▸ **Information provided**
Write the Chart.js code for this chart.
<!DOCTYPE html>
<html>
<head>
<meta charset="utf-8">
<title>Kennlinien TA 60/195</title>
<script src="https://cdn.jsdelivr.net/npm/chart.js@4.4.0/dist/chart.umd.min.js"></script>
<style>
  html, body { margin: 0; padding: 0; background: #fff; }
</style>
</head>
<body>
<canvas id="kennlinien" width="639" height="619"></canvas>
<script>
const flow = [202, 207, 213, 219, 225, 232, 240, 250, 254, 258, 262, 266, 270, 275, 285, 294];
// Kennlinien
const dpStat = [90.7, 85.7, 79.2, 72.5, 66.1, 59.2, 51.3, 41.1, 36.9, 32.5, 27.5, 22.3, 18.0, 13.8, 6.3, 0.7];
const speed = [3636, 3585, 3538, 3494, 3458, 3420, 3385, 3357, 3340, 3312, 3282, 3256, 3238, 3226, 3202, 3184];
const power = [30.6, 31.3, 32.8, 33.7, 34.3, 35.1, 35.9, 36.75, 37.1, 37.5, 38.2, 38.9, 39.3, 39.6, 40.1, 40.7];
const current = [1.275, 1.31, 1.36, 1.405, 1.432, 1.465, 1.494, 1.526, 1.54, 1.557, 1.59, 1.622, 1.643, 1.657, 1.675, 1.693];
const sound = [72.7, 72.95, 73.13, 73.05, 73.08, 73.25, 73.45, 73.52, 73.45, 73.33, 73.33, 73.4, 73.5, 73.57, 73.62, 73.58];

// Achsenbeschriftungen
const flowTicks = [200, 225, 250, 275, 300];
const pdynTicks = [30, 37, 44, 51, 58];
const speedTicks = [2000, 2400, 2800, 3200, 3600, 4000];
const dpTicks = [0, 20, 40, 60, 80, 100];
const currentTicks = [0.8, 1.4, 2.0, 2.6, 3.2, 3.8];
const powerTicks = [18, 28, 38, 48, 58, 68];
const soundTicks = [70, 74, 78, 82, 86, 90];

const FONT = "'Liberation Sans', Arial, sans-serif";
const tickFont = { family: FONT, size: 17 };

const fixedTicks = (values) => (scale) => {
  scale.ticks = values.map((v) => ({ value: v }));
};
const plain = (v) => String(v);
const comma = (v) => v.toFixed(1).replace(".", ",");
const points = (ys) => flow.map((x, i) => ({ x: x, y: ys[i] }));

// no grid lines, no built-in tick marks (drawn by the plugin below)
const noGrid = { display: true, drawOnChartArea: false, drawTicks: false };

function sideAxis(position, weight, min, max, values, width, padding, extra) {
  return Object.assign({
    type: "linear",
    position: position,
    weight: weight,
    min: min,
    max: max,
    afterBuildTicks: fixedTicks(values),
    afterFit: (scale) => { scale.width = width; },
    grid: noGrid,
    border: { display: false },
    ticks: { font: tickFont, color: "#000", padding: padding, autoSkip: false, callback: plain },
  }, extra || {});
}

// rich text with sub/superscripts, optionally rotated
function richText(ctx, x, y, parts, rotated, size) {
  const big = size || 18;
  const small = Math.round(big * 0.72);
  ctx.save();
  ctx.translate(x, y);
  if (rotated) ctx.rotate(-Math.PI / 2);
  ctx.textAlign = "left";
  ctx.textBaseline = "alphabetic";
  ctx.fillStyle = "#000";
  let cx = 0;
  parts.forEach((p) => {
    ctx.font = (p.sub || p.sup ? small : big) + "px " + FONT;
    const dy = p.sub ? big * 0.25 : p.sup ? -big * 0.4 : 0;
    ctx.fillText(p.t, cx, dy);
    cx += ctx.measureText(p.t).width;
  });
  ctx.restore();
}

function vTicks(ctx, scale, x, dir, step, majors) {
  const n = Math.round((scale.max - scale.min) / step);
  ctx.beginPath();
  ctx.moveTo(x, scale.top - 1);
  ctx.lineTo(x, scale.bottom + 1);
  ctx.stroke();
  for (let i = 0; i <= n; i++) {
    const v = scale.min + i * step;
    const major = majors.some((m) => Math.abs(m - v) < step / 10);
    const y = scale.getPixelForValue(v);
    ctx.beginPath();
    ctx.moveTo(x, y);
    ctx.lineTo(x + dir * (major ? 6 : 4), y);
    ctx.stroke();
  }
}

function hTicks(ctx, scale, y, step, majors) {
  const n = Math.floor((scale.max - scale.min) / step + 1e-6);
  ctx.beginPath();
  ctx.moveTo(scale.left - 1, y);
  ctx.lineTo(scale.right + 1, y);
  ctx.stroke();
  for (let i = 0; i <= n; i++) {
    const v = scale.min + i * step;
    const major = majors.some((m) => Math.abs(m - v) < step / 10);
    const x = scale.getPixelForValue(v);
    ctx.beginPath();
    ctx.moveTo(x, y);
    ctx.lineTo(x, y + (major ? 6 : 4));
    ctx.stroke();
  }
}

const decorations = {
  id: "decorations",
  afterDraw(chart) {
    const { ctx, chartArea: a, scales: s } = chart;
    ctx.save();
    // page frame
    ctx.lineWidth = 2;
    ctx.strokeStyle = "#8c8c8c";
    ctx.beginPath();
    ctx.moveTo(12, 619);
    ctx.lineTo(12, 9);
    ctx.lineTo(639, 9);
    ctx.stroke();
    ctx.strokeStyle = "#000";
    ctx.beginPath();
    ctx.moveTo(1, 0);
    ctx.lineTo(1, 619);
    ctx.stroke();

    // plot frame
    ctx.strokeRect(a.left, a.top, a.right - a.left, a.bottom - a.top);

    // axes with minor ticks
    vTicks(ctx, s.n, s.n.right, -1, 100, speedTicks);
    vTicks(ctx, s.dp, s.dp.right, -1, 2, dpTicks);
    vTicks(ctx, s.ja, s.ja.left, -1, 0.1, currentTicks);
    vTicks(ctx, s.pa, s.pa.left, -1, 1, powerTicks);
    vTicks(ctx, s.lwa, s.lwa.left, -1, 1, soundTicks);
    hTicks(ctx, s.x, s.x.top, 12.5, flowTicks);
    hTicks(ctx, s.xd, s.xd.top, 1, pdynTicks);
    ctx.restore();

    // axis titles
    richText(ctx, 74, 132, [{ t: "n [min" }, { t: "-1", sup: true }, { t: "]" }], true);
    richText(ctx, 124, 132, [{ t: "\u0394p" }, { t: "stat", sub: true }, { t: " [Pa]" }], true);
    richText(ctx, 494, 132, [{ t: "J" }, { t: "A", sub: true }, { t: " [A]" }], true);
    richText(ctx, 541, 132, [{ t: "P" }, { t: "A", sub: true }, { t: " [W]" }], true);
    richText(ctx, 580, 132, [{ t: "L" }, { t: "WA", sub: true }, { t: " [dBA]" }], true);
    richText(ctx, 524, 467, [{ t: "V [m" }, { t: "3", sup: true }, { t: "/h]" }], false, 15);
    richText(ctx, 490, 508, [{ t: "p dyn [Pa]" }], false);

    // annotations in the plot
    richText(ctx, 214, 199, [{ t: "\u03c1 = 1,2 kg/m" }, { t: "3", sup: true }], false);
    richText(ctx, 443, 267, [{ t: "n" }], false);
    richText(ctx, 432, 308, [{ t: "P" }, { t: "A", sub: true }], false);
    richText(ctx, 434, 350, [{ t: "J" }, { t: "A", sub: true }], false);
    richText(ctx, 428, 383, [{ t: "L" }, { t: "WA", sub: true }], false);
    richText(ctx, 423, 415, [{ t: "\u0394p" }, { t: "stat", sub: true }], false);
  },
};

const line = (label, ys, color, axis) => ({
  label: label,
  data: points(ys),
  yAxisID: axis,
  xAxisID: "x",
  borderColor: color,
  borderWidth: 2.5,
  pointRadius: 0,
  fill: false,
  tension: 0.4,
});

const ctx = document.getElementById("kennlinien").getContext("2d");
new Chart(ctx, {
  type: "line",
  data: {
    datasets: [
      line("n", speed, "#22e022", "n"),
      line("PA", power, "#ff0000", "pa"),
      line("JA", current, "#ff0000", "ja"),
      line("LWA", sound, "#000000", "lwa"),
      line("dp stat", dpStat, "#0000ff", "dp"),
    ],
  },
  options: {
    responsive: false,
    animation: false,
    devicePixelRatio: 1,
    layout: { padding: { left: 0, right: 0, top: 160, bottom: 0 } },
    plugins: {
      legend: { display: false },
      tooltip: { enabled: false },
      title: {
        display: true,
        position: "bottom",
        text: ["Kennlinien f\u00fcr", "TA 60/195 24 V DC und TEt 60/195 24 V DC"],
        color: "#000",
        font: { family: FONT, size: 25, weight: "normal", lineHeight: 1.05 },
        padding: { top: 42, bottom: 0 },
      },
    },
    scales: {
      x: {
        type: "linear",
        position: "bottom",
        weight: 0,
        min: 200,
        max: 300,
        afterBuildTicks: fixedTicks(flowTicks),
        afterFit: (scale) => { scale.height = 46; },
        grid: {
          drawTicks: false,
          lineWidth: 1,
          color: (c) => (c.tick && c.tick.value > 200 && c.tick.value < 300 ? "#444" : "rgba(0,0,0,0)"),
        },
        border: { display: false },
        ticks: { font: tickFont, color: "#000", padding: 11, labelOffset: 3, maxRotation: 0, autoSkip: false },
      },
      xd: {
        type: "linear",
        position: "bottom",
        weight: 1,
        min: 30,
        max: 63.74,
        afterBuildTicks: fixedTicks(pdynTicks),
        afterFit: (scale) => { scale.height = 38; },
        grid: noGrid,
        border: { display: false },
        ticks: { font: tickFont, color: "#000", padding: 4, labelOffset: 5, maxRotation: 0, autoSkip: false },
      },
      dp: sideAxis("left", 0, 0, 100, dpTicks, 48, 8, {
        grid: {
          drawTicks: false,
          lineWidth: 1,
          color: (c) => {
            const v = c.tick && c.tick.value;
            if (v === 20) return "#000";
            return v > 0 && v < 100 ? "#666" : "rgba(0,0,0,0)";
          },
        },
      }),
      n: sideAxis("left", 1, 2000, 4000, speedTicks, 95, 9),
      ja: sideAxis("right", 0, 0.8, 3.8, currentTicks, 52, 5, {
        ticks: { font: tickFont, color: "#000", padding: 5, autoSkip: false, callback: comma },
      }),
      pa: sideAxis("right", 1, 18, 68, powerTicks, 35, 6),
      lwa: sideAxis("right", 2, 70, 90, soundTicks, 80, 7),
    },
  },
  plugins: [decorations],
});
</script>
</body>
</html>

▸ **Objective**
From the first line of the data above to the line holding "const points = (ys)", reproduce each line exactly; emit no other lines.

▸ **Response for this exercise**
Write the Chart.js code for this chart.
<!DOCTYPE html>
<html>
<head>
<meta charset="utf-8">
<title>Kennlinien TA 60/195</title>
<script src="https://cdn.jsdelivr.net/npm/chart.js@4.4.0/dist/chart.umd.min.js"></script>
<style>
  html, body { margin: 0; padding: 0; background: #fff; }
</style>
</head>
<body>
<canvas id="kennlinien" width="639" height="619"></canvas>
<script>
const flow = [202, 207, 213, 219, 225, 232, 240, 250, 254, 258, 262, 266, 270, 275, 285, 294];
// Kennlinien
const dpStat = [90.7, 85.7, 79.2, 72.5, 66.1, 59.2, 51.3, 41.1, 36.9, 32.5, 27.5, 22.3, 18.0, 13.8, 6.3, 0.7];
const speed = [3636, 3585, 3538, 3494, 3458, 3420, 3385, 3357, 3340, 3312, 3282, 3256, 3238, 3226, 3202, 3184];
const power = [30.6, 31.3, 32.8, 33.7, 34.3, 35.1, 35.9, 36.75, 37.1, 37.5, 38.2, 38.9, 39.3, 39.6, 40.1, 40.7];
const current = [1.275, 1.31, 1.36, 1.405, 1.432, 1.465, 1.494, 1.526, 1.54, 1.557, 1.59, 1.622, 1.643, 1.657, 1.675, 1.693];
const sound = [72.7, 72.95, 73.13, 73.05, 73.08, 73.25, 73.45, 73.52, 73.45, 73.33, 73.33, 73.4, 73.5, 73.57, 73.62, 73.58];

// Achsenbeschriftungen
const flowTicks = [200, 225, 250, 275, 300];
const pdynTicks = [30, 37, 44, 51, 58];
const speedTicks = [2000, 2400, 2800, 3200, 3600, 4000];
const dpTicks = [0, 20, 40, 60, 80, 100];
const currentTicks = [0.8, 1.4, 2.0, 2.6, 3.2, 3.8];
const powerTicks = [18, 28, 38, 48, 58, 68];
const soundTicks = [70, 74, 78, 82, 86, 90];

const FONT = "'Liberation Sans', Arial, sans-serif";
const tickFont = { family: FONT, size: 17 };

const fixedTicks = (values) => (scale) => {
  scale.ticks = values.map((v) => ({ value: v }));
};
const plain = (v) => String(v);
const comma = (v) => v.toFixed(1).replace(".", ",");
const points = (ys) => flow.map((x, i) => ({ x: x, y: ys[i] }));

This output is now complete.